A drop in demand for Japan's exports, the main driver of growth for the past six years, is weakening a nation already suffering from weak consumer spending at home. Finance Minister Shoichi Nakagawa, appointed by Prime Minister Taro Aso yesterday, said today the government will consider cutting taxes and increasing spending to buoy the flagging economy.
Japan had a trade deficit of 324 billion yen ($3 billion), the first since January, because of record oil imports. The nation's import bill rose 17 percent from a year earlier.
Shipments to the U.S. plunged 21.8 percent last month, the biggest decline on record, and exports to Europe fell 3.5 percent, today's report said. Weak overseas demand caused the economy to shrink an annualized 3 percent last quarter.
Since August, some of Japan's biggest manufacturers have lowered sales targets and announced cost-cutting measures that could start to take a toll on smaller companies that supply them.

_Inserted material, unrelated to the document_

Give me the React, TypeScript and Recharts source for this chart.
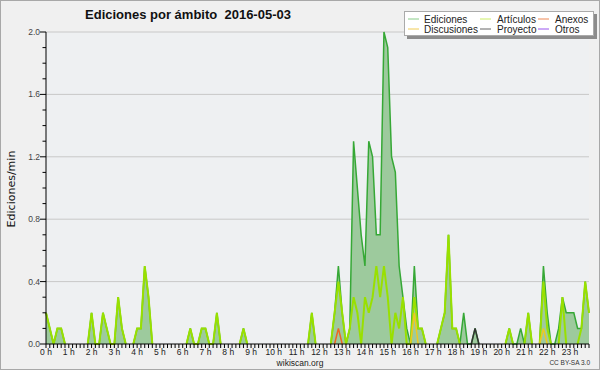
import React from "react";
import { ComposedChart, Area, Line, XAxis, YAxis, CartesianGrid } from "recharts";

// Ediciones por minuto, un valor cada 10 minutos (6 por hora, 144 en el día)
const ediciones = [
  0.2, 0.1, 0, 0.1, 0.1, 0, 0, 0, 0, 0, 0, 0,
  0.2, 0, 0, 0.2, 0.1, 0, 0, 0.3, 0.1, 0, 0, 0,
  0.1, 0.1, 0.5, 0.3, 0, 0, 0, 0, 0, 0, 0, 0,
  0, 0, 0.1, 0, 0, 0.1, 0.1, 0, 0, 0.2, 0, 0,
  0, 0, 0, 0, 0.1, 0, 0, 0, 0, 0, 0, 0,
  0, 0, 0, 0, 0, 0, 0, 0, 0, 0, 0.2, 0,
  0, 0, 0, 0, 0.2, 0.5, 0.2, 0, 0.1, 1.3, 1.0, 0.7,
  0.5, 1.3, 1.2, 0.7, 0.7, 2.0, 1.9, 1.2, 1.1, 0.5, 0.3, 0.1,
  0, 0.5, 0.1, 0.1, 0, 0, 0, 0, 0.1, 0.2, 0.7, 0.1,
  0.1, 0, 0.2, 0, 0, 0.1, 0, 0, 0, 0, 0, 0,
  0, 0, 0.1, 0, 0, 0.1, 0, 0.2, 0, 0, 0, 0.5,
  0.2, 0, 0, 0.1, 0.3, 0.2, 0.2, 0.2, 0.1, 0.1, 0.4, 0.2,
];

const articulos = [
  0.2, 0.1, 0, 0.1, 0.1, 0, 0, 0, 0, 0, 0, 0,
  0.2, 0, 0, 0.2, 0.1, 0, 0, 0.3, 0.1, 0, 0, 0,
  0.1, 0.1, 0.5, 0.3, 0, 0, 0, 0, 0, 0, 0, 0,
  0, 0, 0.1, 0, 0, 0.1, 0.1, 0, 0, 0.2, 0, 0,
  0, 0, 0, 0, 0.1, 0, 0, 0, 0, 0, 0, 0,
  0, 0, 0, 0, 0, 0, 0, 0, 0, 0, 0.2, 0,
  0, 0, 0, 0, 0.2, 0.4, 0.2, 0, 0.1, 0.3, 0.2, 0,
  0.3, 0.2, 0.3, 0.5, 0.3, 0.5, 0.3, 0, 0.2, 0.1, 0.3, 0,
  0, 0.3, 0.1, 0.1, 0, 0, 0, 0, 0.1, 0.2, 0.7, 0.1,
  0.1, 0, 0, 0, 0, 0, 0, 0, 0, 0, 0, 0,
  0, 0, 0.1, 0, 0, 0, 0, 0.2, 0, 0, 0, 0.4,
  0.1, 0, 0, 0, 0.3, 0, 0, 0, 0, 0.1, 0.4, 0.2,
];

// series casi vacías: [índice, valor]
const anexosPts: [number, number][] = [[77, 0.1]];
const discusionesPts: [number, number][] = [[97, 0.2], [131, 0.1]];
const proyectoPts: [number, number][] = [[113, 0.1]];
const otrosPts: [number, number][] = [];

const hourLabels = Array.from({ length: 24 }, (_, h) => `${h} h`);
const yMajor = [0, 0.4, 0.8, 1.2, 1.6, 2.0];
const yTicks = Array.from({ length: 21 }, (_, k) => k / 10);
const slotTicks = ediciones.map((_, i) => i);

const legendItems = [
  { name: "Ediciones", color: "#88cc88" },
  { name: "Discusiones", color: "#f0cc55" },
  { name: "Artículos", color: "#ccee66" },
  { name: "Proyecto", color: "#666666" },
  { name: "Anexos", color: "#ee8855" },
  { name: "Otros", color: "#9955ee" },
];

const fromPts = (pts: [number, number][]) => {
  const arr = ediciones.map(() => 0);
  pts.forEach(([i, v]) => (arr[i] = v));
  return arr;
};

// keep zeros only next to a non zero value, so nothing runs along the baseline
const trim = (arr: number[], i: number) =>
  arr[i] > 0 || (arr[i - 1] ?? 0) > 0 || (arr[i + 1] ?? 0) > 0 ? arr[i] : null;

const anexos = fromPts(anexosPts);
const discusiones = fromPts(discusionesPts);
const proyecto = fromPts(proyectoPts);
const otros = fromPts(otrosPts);

const data = ediciones.map((_, i) => ({
  slot: i,
  ed: trim(ediciones, i),
  art: trim(articulos, i),
  anx: trim(anexos, i),
  dis: trim(discusiones, i),
  pro: trim(proyecto, i),
  otr: trim(otros, i),
}));

const FONT = "'Liberation Sans', Arial, sans-serif";

const XTick = (props: any) => {
  const { x, y, payload } = props;
  const v = payload.value as number;
  return (
    <g>
      <line x1={x} x2={x} y1={y} y2={y + 4} stroke="#000" strokeWidth={1} />
      {v % 6 === 0 && (
        <text x={x} y={y + 10.5} textAnchor="middle" fontSize={8.5} fontFamily={FONT} fill="#222">
          {hourLabels[v / 6]}
        </text>
      )}
    </g>
  );
};

const YTick = (props: any) => {
  const { x, y, payload } = props;
  const v = payload.value as number;
  const major = yMajor.some((m) => Math.abs(m - v) < 1e-6);
  return (
    <g>
      <line x1={x - (major ? 6 : 3.5)} x2={x} y1={y} y2={y} stroke="#000" strokeWidth={1} />
      {major && (
        <text x={x - 6} y={y + 3} textAnchor="end" fontSize={8.5} fontFamily={FONT} fill="#444">
          {v.toFixed(1)}
        </text>
      )}
    </g>
  );
};

export default function App() {
  return (
    <div
      style={{
        position: "fixed",
        left: 0,
        top: 0,
        width: 600,
        height: 370,
        background: "#f0f0f0",
        boxSizing: "border-box",
        border: "1px solid #a8a8a8",
      }}
    >
      <div style={{ position: "absolute", left: -1, top: -1 }}>
        <ComposedChart width={600} height={370} data={data} margin={{ top: 32, right: 11, bottom: 6, left: 6 }}>
          <CartesianGrid
            vertical={false}
            horizontalValues={[0.4, 0.8, 1.2, 1.6, 2.0]}
            stroke="#c8c8c8"
            fill="#eef0f2"
            fillOpacity={1}
          />
          <XAxis
            dataKey="slot"
            type="number"
            domain={[0, 143]}
            ticks={slotTicks}
            interval={0}
            tickSize={0}
            tickMargin={0}
            tickLine={false}
            height={20}
            axisLine={{ stroke: "#000" }}
            tick={<XTick />}
          />
          <YAxis
            type="number"
            domain={[0, 2]}
            ticks={yTicks}
            interval={0}
            width={40}
            tickSize={0}
            tickMargin={0}
            tickLine={false}
            axisLine={{ stroke: "#000" }}
            tick={<YTick />}
          />
          <Area
            dataKey="ed"
            type="linear"
            stroke="#36a836"
            strokeWidth={1.5}
            fill="#9dca9d"
            fillOpacity={1}
            dot={false}
            activeDot={false}
            isAnimationActive={false}
          />
          <Line dataKey="art" type="linear" stroke="#99e000" strokeWidth={2} dot={false} activeDot={false} isAnimationActive={false} />
          <Line dataKey="anx" type="linear" stroke="#ee6622" strokeWidth={1.5} dot={false} activeDot={false} isAnimationActive={false} />
          <Line dataKey="dis" type="linear" stroke="#eec822" strokeWidth={1.5} dot={false} activeDot={false} isAnimationActive={false} />
          <Line dataKey="pro" type="linear" stroke="#333333" strokeWidth={1.5} dot={false} activeDot={false} isAnimationActive={false} />
          <Line dataKey="otr" type="linear" stroke="#9933ee" strokeWidth={1.5} dot={false} activeDot={false} isAnimationActive={false} />
        </ComposedChart>
      </div>
      <svg
        width={600}
        height={370}
        style={{ position: "absolute", left: -1, top: -1, pointerEvents: "none" }}
      >
        <text
          x={188}
          y={19}
          textAnchor="middle"
          fontSize={13}
          fontWeight="bold"
          fontFamily={FONT}
          fill="#111"
          style={{ whiteSpace: "pre" }}
        >
          {"Ediciones por ámbito  2016-05-03"}
        </text>
        <text
          x={15}
          y={189}
          transform="rotate(-90 15 189)"
          textAnchor="middle"
          fontSize={11}
          fontFamily="'DejaVu Sans', sans-serif"
          fill="#111"
        >
          Ediciones/min
        </text>
        <text x={300} y={366} textAnchor="middle" fontSize={8.5} fontFamily={FONT} fill="#222">
          wikiscan.org
        </text>
        <text x={590} y={365} textAnchor="end" fontSize={6.5} fontFamily={FONT} fill="#333">
          CC BY-SA 3.0
        </text>
        <rect x={407} y={14} width={190} height={25} fill="#8c8c8c" />
        <rect x={404.5} y={11.5} width={189} height={24} fill="#fff" stroke="#aaa" strokeWidth={1} />
        {legendItems.map((it, k) => {
          const col = Math.floor(k / 2);
          const row = k % 2;
          const lx = [408, 480, 538][col];
          const tx = [424, 497, 555][col];
          const ly = 19 + row * 10;
          return (
            <g key={it.name}>
              <line x1={lx} x2={lx + 11} y1={ly} y2={ly} stroke={it.color} strokeWidth={1} />
              <text x={tx} y={ly + 3.5} fontSize={10} fontFamily={FONT} fill="#222">
                {it.name}
              </text>
            </g>
          );
        })}
      </svg>
    </div>
  );
}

Toyota Motor Corp. last month reported its biggest earnings decline in five years, citing a slump in U.S. sales. The automaker has fired workers, cut production of some of its U.S.- bound vehicles and scrapped a 2009 sales goal. Grim prospects for exporters have sent shares of Nissan Motor Co. down 38 percent this year, while Sony Corp. shares have shed 46 percent.
The Bank of Japan last week used the word ``sluggish'' to describe the economy, saying that poor export sales and high material costs have cut into margins.
Sales in Europe, Asia and emerging markets supported export growth in the 11 months through July as shipments to the U.S. declined. Now those markets are also deteriorating.